In this interview, Thunell talks about Mentor’s involvement at the summit, the topics discussed, and the most shocking thing she learned.
A link to access all presentations will be available at the end of the interview.
What was the overall purpose of the summit? Who attended?
Yvonne Thunell (YT): Following a special wish of Pope Francis, the Pontifical Academies of Sciences (PAS) organized this seminar to bring together leading professionals, scientists, experts, medical doctors, researchers, practitioners, members of civil society, judges and academicians to examine and discuss possible innovative solutions to drug-related issues.
Today, substance abuse problems are undeniably topical, since drugs are one of the scourges of our globalized world. The seminar focused specifically on the scientific aspect, such as the consequences of substance abuse on our bodies and brains, as well as the potential medical uses of certain drugs for specific diseases and disorders. Other aspects under discussion included the illicit and relatively easy production of drugs, strategies that fight the conditions fostering the use of drugs, exploitation of young children in criminal organizations that distribute narcotics, and effects of legalization on society. Particular attention was devoted to prevention of substance abuse among children and young people.
How and why was Mentor International involved?
YT: Mentor was involved at the specific request by Pope Francis to HM Queen Silvia since Mentor is the leading international prevention organization for youth. The Pope learned about Mentor when Her Majesty visited the Vatican in 2015. Several meetings between Mentor and the Pontifical Academy of Sciences led up to the formation of the agenda and the invitations to the speakers. Her Majesty introduced the seminar and I spoke on Preventing Drug Addiction in Children and Youth.

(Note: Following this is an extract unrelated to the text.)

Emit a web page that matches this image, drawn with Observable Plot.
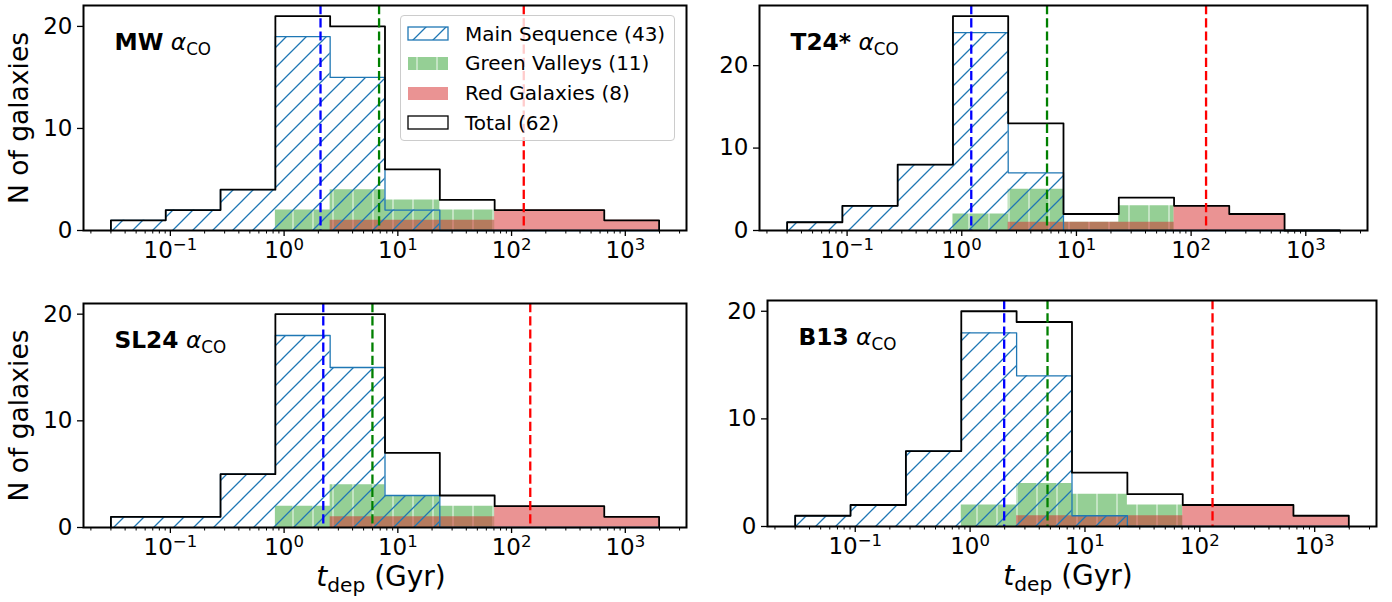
<!DOCTYPE html>
<html>
<head>
<meta charset="utf-8">
<script src="https://cdn.jsdelivr.net/npm/d3@7"></script>
<script src="https://cdn.jsdelivr.net/npm/@observablehq/plot@0.6"></script>
<style>
  body { margin: 0; background: white; }
  #wrap { position: relative; width: 1392px; height: 602px; overflow: hidden; font-family: "DejaVu Sans", sans-serif; background: white; }
  .panel { position: absolute; }
  .legend { position: absolute; box-sizing: border-box; border: 1px solid #cccccc; border-radius: 4px; background: rgba(255,255,255,0.8); font-family: "DejaVu Sans", sans-serif; font-size: 20px; color: black; }
  .legend svg { position: absolute; left: 6px; }
  .legend span { position: absolute; left: 64px; white-space: nowrap; line-height: 1; }
</style>
</head>
<body>
<div id="wrap"></div>
<script>
// ---------- data ----------
// shared log-spaced bin edges of t_dep (Gyr)
const binEdges = [0.030, 0.091, 0.276, 0.838, 2.54, 7.71, 23.4, 71.0, 215, 653, 1982];

// MW alpha_CO
const msMW  = [1, 2, 4, 19, 15, 2, 0, 0, 0, 0];
const gvMW  = [0, 0, 0, 2, 4, 3, 2, 0, 0, 0];
const redMW = [0, 0, 0, 0, 1, 1, 1, 2, 2, 1];
const totMW = [1, 2, 4, 21, 20, 6, 3, 2, 2, 1];
const medMW = [2.09, 6.84, 128];

// T24* alpha_CO
const msT24  = [1, 3, 8, 24, 7, 0, 0, 0, 0, 0];
const gvT24  = [0, 0, 0, 2, 5, 1, 3, 0, 0, 0];
const redT24 = [0, 0, 0, 0, 1, 1, 1, 3, 2, 0];
const totT24 = [1, 3, 8, 26, 13, 2, 4, 3, 2, 0];
const medT24 = [1.21, 5.54, 135];

// SL24 alpha_CO
const msSL24  = [1, 1, 5, 18, 15, 3, 0, 0, 0, 0];
const gvSL24  = [0, 0, 0, 2, 4, 3, 2, 0, 0, 0];
const redSL24 = [0, 0, 0, 0, 1, 1, 1, 2, 2, 1];
const totSL24 = [1, 1, 5, 20, 20, 7, 3, 2, 2, 1];
const medSL24 = [2.21, 5.98, 146];

// B13 alpha_CO
const msB13  = [1, 2, 7, 18, 14, 1, 0, 0, 0, 0];
const gvB13  = [0, 0, 0, 2, 4, 3, 2, 0, 0, 0];
const redB13 = [0, 0, 0, 0, 1, 1, 1, 2, 2, 1];
const totB13 = [1, 2, 7, 20, 19, 5, 3, 2, 2, 1];
const medB13 = [1.98, 4.72, 129];

const legendLabels = ["Main Sequence (43)", "Green Valleys (11)", "Red Galaxies (8)", "Total (62)"];
const yTicks = [0, 10, 20];
const xMajor = [0.1, 1, 10, 100, 1000];

// ---------- styles ----------
const C_MS = "#1f77b4", C_GV = "#2ca02c", C_RED = "#d62728";
const medColors = ["#0000ff", "#008000", "#ff0000"];
const TICK_FS = 23, YLABEL_FS = 26.5, XLABEL_FS = 28, PLABEL_FS = 23.3;

const wrap = document.getElementById("wrap");
wrap.insertAdjacentHTML("beforeend", `
<svg width="0" height="0" style="position:absolute;left:0;top:0">
  <defs>
    <pattern id="msHatch" patternUnits="userSpaceOnUse" width="20" height="20">
      <path d="M-5,5 L5,-5 M0,20 L20,0 M15,25 L25,15" stroke="${C_MS}" stroke-width="1.3" fill="none"/>
    </pattern>
    <pattern id="gvHatch" patternUnits="userSpaceOnUse" width="20" height="20">
      <rect width="20" height="20" fill="rgba(44,160,44,0.5)"/>
      <line x1="10" y1="0" x2="10" y2="20" stroke="rgba(255,255,255,0.55)" stroke-width="1.6"/>
    </pattern>
  </defs>
</svg>`);

// minor log ticks
const xMinor = [];
for (let k = -2; k <= 3; k++) for (let m = 2; m <= 9; m++) xMinor.push(m * Math.pow(10, k));

const lo = Math.log10(binEdges[0]), hi = Math.log10(binEdges[binEdges.length - 1]);
const pad = 0.05 * (hi - lo);
const xDomain = [Math.pow(10, lo - pad), Math.pow(10, hi + pad)];

const n = binEdges.length - 1;
function steps(counts) {
  const pts = counts.map((c, i) => ({x: binEdges[i], y: c}));
  pts.push({x: binEdges[n], y: counts[n - 1]});
  return pts;
}
function outline(counts) {
  return [{x: binEdges[0], y: 0}, ...steps(counts), {x: binEdges[n], y: 0}];
}

const panels = [
  {name: "MW",   ms: msMW,   gv: gvMW,   red: redMW,   tot: totMW,   med: medMW,   L: 83,  R: 686,  T: 5,   B: 230, yl: true,  xl: false, legend: true},
  {name: "T24*", ms: msT24,  gv: gvT24,  red: redT24,  tot: totT24,  med: medT24,  L: 759, R: 1367, T: 5,   B: 230, yl: false, xl: false},
  {name: "SL24", ms: msSL24, gv: gvSL24, red: redSL24, tot: totSL24, med: medSL24, L: 83,  R: 686,  T: 303, B: 527, yl: true,  xl: true},
  {name: "B13",  ms: msB13,  gv: gvB13,  red: redB13,  tot: totB13,  med: medB13,  L: 767, R: 1376, T: 300, B: 526, yl: false, xl: true}
];

for (const p of panels) {
  const mL = 80, mR = 16, mT = 5, mB = 74;
  const width = (p.R - p.L) + mL + mR;
  const height = (p.B - p.T) + mT + mB;
  const yMax = d3.max(p.tot) * 1.05;

  const marks = [
    Plot.areaY(steps(p.gv), {x: "x", y: "y", curve: "step-after", fill: "url(#gvHatch)"}),
    Plot.areaY(steps(p.red), {x: "x", y: "y", curve: "step-after", fill: C_RED, fillOpacity: 0.5}),
    Plot.areaY(steps(p.ms), {x: "x", y: "y", curve: "step-after", fill: "url(#msHatch)"}),
    Plot.line(outline(p.ms), {x: "x", y: "y", curve: "step-after", stroke: C_MS, strokeWidth: 1.3}),
    Plot.line(outline(p.tot), {x: "x", y: "y", curve: "step-after", stroke: "black", strokeWidth: 1.8}),
    ...p.med.map((v, i) => Plot.ruleX([v], {stroke: medColors[i], strokeWidth: 2.3, strokeDasharray: "9.2,4"})),
    Plot.frame({stroke: "black", strokeWidth: 2}),
    Plot.axisX({ticks: xMinor.filter(v => v >= xDomain[0] && v <= xDomain[1]), tickSize: 3.5, tickFormat: () => "", label: null, strokeWidth: 1}),
    Plot.axisX({ticks: xMajor, tickSize: 6, tickPadding: 5, strokeWidth: 1.3, fontSize: TICK_FS,
      tickFormat: d => "10^" + Math.round(Math.log10(d)),
      label: p.xl ? "t_dep (Gyr)" : null, labelAnchor: "center", labelOffset: 58, labelArrow: "none"}),
    Plot.axisY({ticks: yTicks, tickSize: 6, tickPadding: 5, strokeWidth: 1.3, fontSize: TICK_FS,
      label: p.yl ? "N of galaxies" : null, labelAnchor: "center", labelOffset: 74, labelArrow: "none"}),
    Plot.text([p.name], {frameAnchor: "top-left", dx: 31, dy: 44, textAnchor: "start", lineAnchor: "bottom", fontSize: PLABEL_FS, className: "plabel"})
  ];

  const svg = Plot.plot({
    width, height,
    marginLeft: mL, marginRight: mR, marginTop: mT, marginBottom: mB,
    style: {background: "transparent", overflow: "visible", fontFamily: "DejaVu Sans", fontSize: TICK_FS + "px", color: "black"},
    x: {type: "log", domain: xDomain},
    y: {domain: [0, yMax]},
    marks
  });

  // rich text: tick labels as powers of ten
  svg.querySelectorAll('g[aria-label="x-axis tick label"] text').forEach(t => {
    const s = t.textContent;
    if (s.startsWith("10^")) {
      const e = s.slice(3).replace("-", "\u2212");
      t.innerHTML = `10<tspan dy="-0.45em" font-size="0.72em">${e}</tspan>`;
    }
  });
  // panel label with alpha_CO
  svg.querySelectorAll('.plabel text').forEach(t => {
    const nm = t.textContent;
    t.innerHTML = `<tspan font-weight="bold">${nm}</tspan> <tspan font-style="italic">\u03b1</tspan><tspan font-size="0.72em" dy="0.3em">CO</tspan>`;
  });
  // axis labels: larger font, x label with subscript
  svg.querySelectorAll('g[aria-label="x-axis label"] text').forEach(t => {
    t.setAttribute("font-size", XLABEL_FS);
    t.setAttribute("dx", -4);
    t.innerHTML = `<tspan font-style="italic">t</tspan><tspan font-size="0.72em" dy="0.3em">dep</tspan><tspan dy="-0.216em"> (Gyr)</tspan>`;
  });
  svg.querySelectorAll('g[aria-label="y-axis label"] text').forEach(t => {
    t.setAttribute("font-size", YLABEL_FS);
  });

  const div = document.createElement("div");
  div.className = "panel";
  div.style.left = (p.L - mL) + "px";
  div.style.top = (p.T - mT) + "px";
  div.appendChild(svg);
  wrap.appendChild(div);

  if (p.legend) {
    const lg = document.createElement("div");
    lg.className = "legend";
    lg.style.left = (p.L + 317) + "px";
    lg.style.top = (p.T + 10) + "px";
    lg.style.width = "275px";
    lg.style.height = "126px";
    const swatches = [
      `<rect x="1" y="1" width="40" height="13" fill="url(#msHatch)" stroke="${C_MS}" stroke-width="1.3"/>`,
      `<rect x="1" y="1" width="40" height="13" fill="url(#gvHatch)"/>`,
      `<rect x="1" y="1" width="40" height="13" fill="${C_RED}" fill-opacity="0.5"/>`,
      `<rect x="1" y="1" width="40" height="13" fill="none" stroke="black" stroke-width="1.3"/>`
    ];
    const rowCenters = [17.5, 47, 77, 106.5];
    let html = "";
    legendLabels.forEach((lab, i) => {
      const cy = rowCenters[i];
      html += `<svg width="42" height="15" style="top:${cy - 7.5}px">${swatches[i]}</svg>`;
      html += `<span style="top:${cy - 10}px">${lab}</span>`;
    });
    lg.innerHTML = html;
    wrap.appendChild(lg);
  }
}
</script>
</body>
</html>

One of the main topics was the increasing legalization and decriminalization initiatives, especially of marijuana, in the United States. Can you discuss how the prevention work of Mentor fits into this new paradigm. Is focusing on prevention, especially among people, more important than ever?

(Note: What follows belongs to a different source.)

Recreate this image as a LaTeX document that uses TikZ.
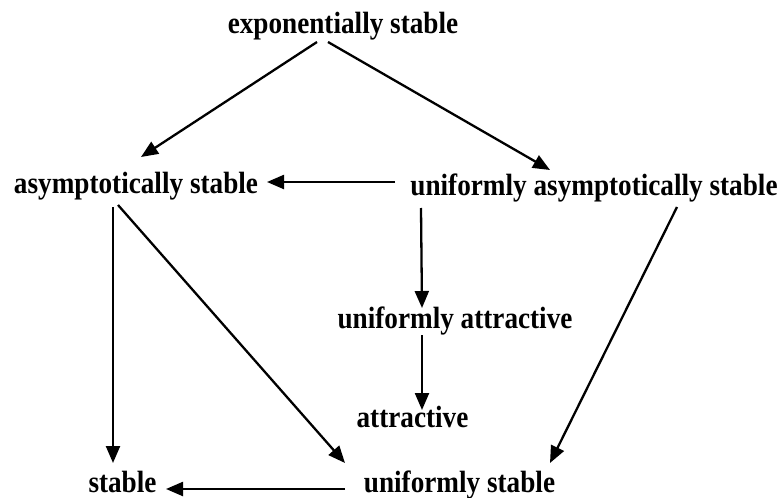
\documentclass[tikz,border=0pt]{standalone}
\usepackage{fontspec}
\setmainfont{Liberation Serif}
\usetikzlibrary{arrows.meta}
\newcommand{\lbl}[1]{\scalebox{1}[1.13]{#1}}

\begin{document}
\begin{tikzpicture}[x=0.5pt, y=-0.5pt, >={Triangle[length=8.5pt,width=7pt]},
  every node/.style={inner sep=0pt, anchor=base, font=\fontsize{13.6}{16}\selectfont\bfseries},
  imp/.style={->, line width=1.15pt}]
  \useasboundingbox (0,0) rectangle (782,498);
  \node (exp) at (343,33) {\lbl{exponentially stable}};
  \node (asym) at (136,193) {\lbl{asymptotically stable}};
  \node (uas) at (594,195) {\lbl{uniformly asymptotically stable}};
  \node (ua) at (455,328) {\lbl{uniformly attractive}};
  \node (attr) at (412.5,427) {\lbl{attractive}};
  \node (st) at (122.5,492) {\lbl{stable}};
  \node (us) at (459.5,492) {\lbl{uniformly stable}};
  \draw[imp] ([shift={(-26,9)}]exp.base) -- ([shift={(5,-36)}]asym.base);
  \draw[imp] ([shift={(-15,9)}]exp.base) -- ([shift={(-44,-25)}]uas.base);
  \draw[imp] ([shift={(-199,-13)}]uas.base) -- ([shift={(131,-11)}]asym.base);
  \draw[imp] ([shift={(-173,13)}]uas.base) -- ([shift={(-33,-20)}]ua.base);
  \draw[imp] ([shift={(-33,7)}]ua.base) -- ([shift={(9.5,-17)}]attr.base);
  \draw[imp] ([shift={(-23,14)}]asym.base) -- ([shift={(-9.5,-29)}]st.base);
  \draw[imp] ([shift={(-18,12)}]asym.base) -- ([shift={(-114.5,-29)}]us.base);
  \draw[imp] ([shift={(83,12)}]uas.base) -- ([shift={(90.5,-29)}]us.base);
  \draw[imp] ([shift={(-114.5,-3)}]us.base) -- ([shift={(43.5,-3)}]st.base);
\end{tikzpicture}
\end{document}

YT: The effects of legalization was a topic covered by several scientists from the United States since many states have voted for legalization. It was clear in the presentations that the scientists presented findings on more severe problems related to use of marijuana than have been known earlier. Youth face more severe and long-term damages from marijuana use than adults. The products are packaged and marketed toward young people. As a prevention organization, we have a responsibility to protect youth from all recreational drugs.
Was there anything you learned from the summit that shocked you? What was your biggest takeaway?

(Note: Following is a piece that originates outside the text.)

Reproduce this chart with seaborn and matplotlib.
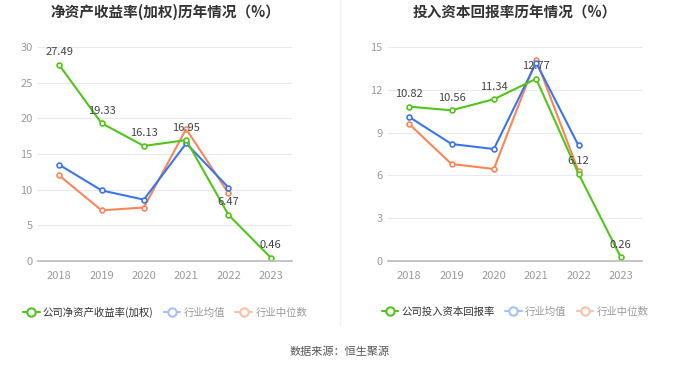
import numpy as np
import pandas as pd
import matplotlib
matplotlib.use('Agg')
import matplotlib.pyplot as plt
import seaborn as sns
from matplotlib.lines import Line2D

years = ['2018', '2019', '2020', '2021', '2022', '2023']

roe_company = [27.49, 19.33, 16.13, 16.95, 6.47, 0.46]
roe_avg = [13.5, 9.9, 8.6, 16.5, 10.3]
roe_median = [12.0, 7.1, 7.5, 18.5, 9.5]

roic_company = [10.82, 10.56, 11.34, 12.77, 6.12, 0.26]
roic_avg = [10.1, 8.2, 7.85, 13.9, 8.1]
roic_median = [9.6, 6.8, 6.45, 14.1, 6.3]

GREEN = '#52c41a'
BLUE = '#3b76e8'
ORANGE = '#fa8558'

sns.set_style('white')
plt.rcParams['font.family'] = ['Noto Sans CJK SC', 'DejaVu Sans']

fig = plt.figure(figsize=(6.8, 3.67), dpi=100)


def draw(ax, company, avg, median, ymax, step, title, comp_label):
    x_all = np.arange(len(years))
    df_c = pd.DataFrame({'x': x_all, 'y': company})
    df_a = pd.DataFrame({'x': x_all[:len(avg)], 'y': avg})
    df_m = pd.DataFrame({'x': x_all[:len(median)], 'y': median})
    for d, c in [(df_m, ORANGE), (df_a, BLUE), (df_c, GREEN)]:
        sns.lineplot(data=d, x='x', y='y', ax=ax, color=c, linewidth=1.5,
                     marker='o', markersize=3.5, markerfacecolor='white',
                     markeredgecolor=c, markeredgewidth=1.2)
    for xi, v in zip(x_all, company):
        ax.text(xi, v + ymax * 0.035, '%.2f' % v, ha='center', va='bottom',
                fontsize=8, color='#444444')
    ax.set_xlim(-0.5, len(years) - 0.5)
    ax.set_ylim(0, ymax)
    ax.set_xticks(x_all)
    ax.set_xticklabels(years)
    ax.set_yticks(np.arange(0, ymax + 0.01, step))
    ax.grid(axis='y', color='#e6e9f2', linewidth=0.8)
    ax.set_axisbelow(True)
    for s in ['top', 'right', 'left']:
        ax.spines[s].set_visible(False)
    ax.spines['bottom'].set_color('#bbbbbb')
    ax.spines['bottom'].set_linewidth(1.2)
    ax.tick_params(axis='both', colors='#999999', labelsize=8, length=0, pad=4)
    ax.tick_params(axis='x', length=3, color='#bbbbbb')
    ax.set_xlabel('')
    ax.set_ylabel('')

    pos = ax.get_position()
    fig.text((pos.x0 + pos.x1) / 2, 1 - 12 / 367, title, ha='center',
             va='center', fontsize=10.5, fontweight='bold', color='#333333')

    handles = [
        Line2D([0], [0], color=GREEN, marker='o', markersize=6,
               markerfacecolor='white', markeredgewidth=1.5, linewidth=1.5),
        Line2D([0], [0], color='#a6c1f4', marker='o', markersize=6,
               markerfacecolor='white', markeredgewidth=1.5, linewidth=1.5),
        Line2D([0], [0], color='#fcc0a8', marker='o', markersize=6,
               markerfacecolor='white', markeredgewidth=1.5, linewidth=1.5),
    ]
    leg = ax.legend(handles, [comp_label, '行业均值', '行业中位数'],
                    loc='upper center', bbox_to_anchor=(0.5, -0.17), ncol=3,
                    frameon=False, fontsize=7.5, handlelength=1.6,
                    handletextpad=0.3, columnspacing=1.0)
    for t, c in zip(leg.get_texts(), ['#333333', '#999999', '#999999']):
        t.set_color(c)


ax1 = fig.add_axes([38 / 680, 1 - 261 / 367, 254 / 680, 214 / 367])
ax2 = fig.add_axes([388 / 680, 1 - 261 / 367, 254 / 680, 214 / 367])

draw(ax1, roe_company, roe_avg, roe_median, 30, 5,
     '净资产收益率(加权)历年情况（%）', '公司净资产收益率(加权)')
draw(ax2, roic_company, roic_avg, roic_median, 15, 3,
     '投入资本回报率历年情况（%）', '公司投入资本回报率')

fig.add_artist(Line2D([340 / 680, 340 / 680], [1 - 325 / 367, 1.0],
                      color='#f0f0f0', linewidth=1))
fig.text(0.5, 1 - 352 / 367, '数据来源：恒生聚源', ha='center', va='center',
         fontsize=8, color='#555555')

fig.savefig('out.png', dpi=100)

YT: The most shocking was the marketing of both marijuana and new psychoactive substances toward the most vulnerable groups in society – children, youth, and poor people. The long-term damages to the brain are also greater than what was earlier known.
How do you think governments, scientists, and NGOs can, or should, work together on this global issue?
YT: I believe there is a need for a while new approach to stop the global epidemic of drug addiction. Addiction creates a chemical slavery which robs the individuals of their will. You can even go as far as to say it hi-jacks the brain and destroys the natural reward system in the brain. Governments, health and education authorities, and local communities need to work together with disseminating information, supporting parents, and particularly supporting children and youth. All NGOs working with youth have a very important role to fill.